Current Focus of DNS Activity
The focus points of DNS activity are a constantly moving target. The frenetic pace of work on channel encryption for the DNS appears to have calmed down and attention has shifted to the server side of the DNS, looking at the issues related to the role of the DNS in content hosting.
The extreme end of the DNS on the client side, the stub resolvers appear to be highly resistant to change.

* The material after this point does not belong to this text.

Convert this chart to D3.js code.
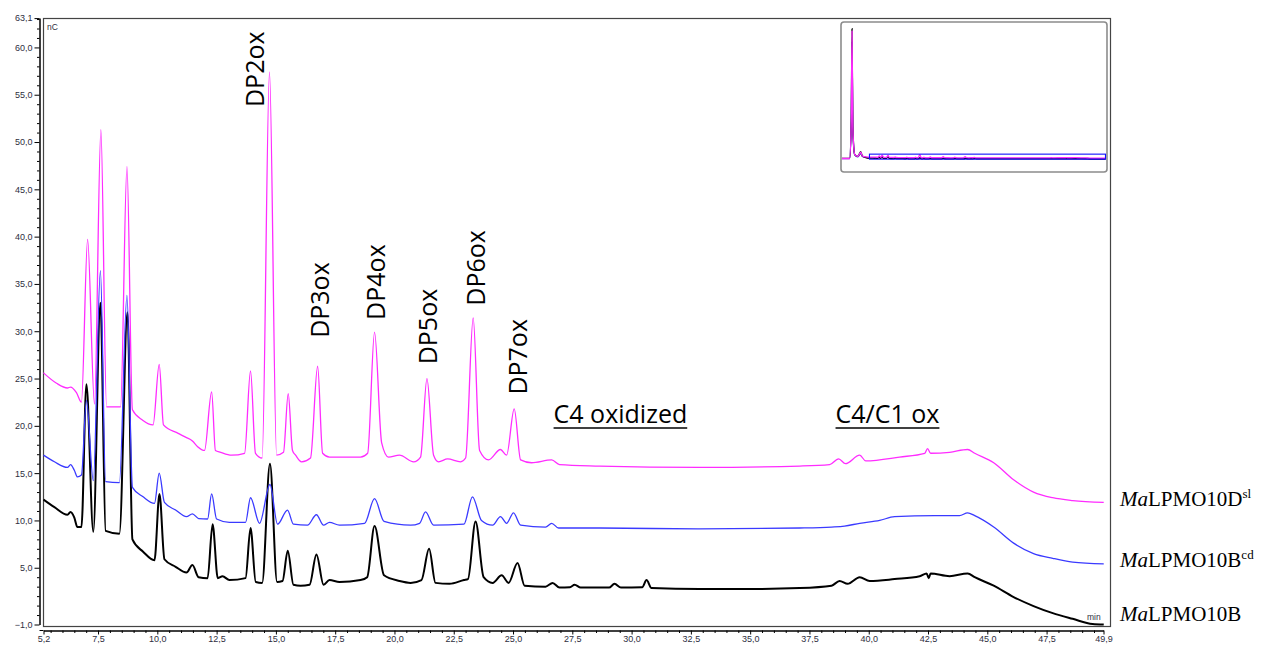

They use DNS over UDP queries in the clear and the overwhelming majority of these queries are directed to the recursive e resolver operated by the client’s ISP. Enterprise users have a higher level of willingness to use non-local open DNS resolvers, notably Google’s Public DNS service, and in this space there is also a higher level of use of DNS over HTTPS and DNS over TLS. However, the measurements do not show any dramatic movement in these patterns of use, and the efforts to add channel encryption between the recursive resolver and the authoritative name servers appear to not have gathered much momentum.
These days there is more activity on the server side of the DNS, looking at ways to make administration of delegated zones more efficient, and also looking at ways to make tine initial rendezvous process more efficient by adding service profile data into the DNS.
I am interested to watch the evolution of the combination of DANE, CNAME, and SVCB constructs in the DNS as they apply to encrypting the last open peephole in TLS, the encryption of the SNI field. It strikes me that progress in this area has a pretty high barrier to surmount, given that a true end-to-end approach that does not entail trusted third-party intermediaries will need DNSSEC validation all the way to the stub resolver. In today’s DNS that looks like it’s still a big ask.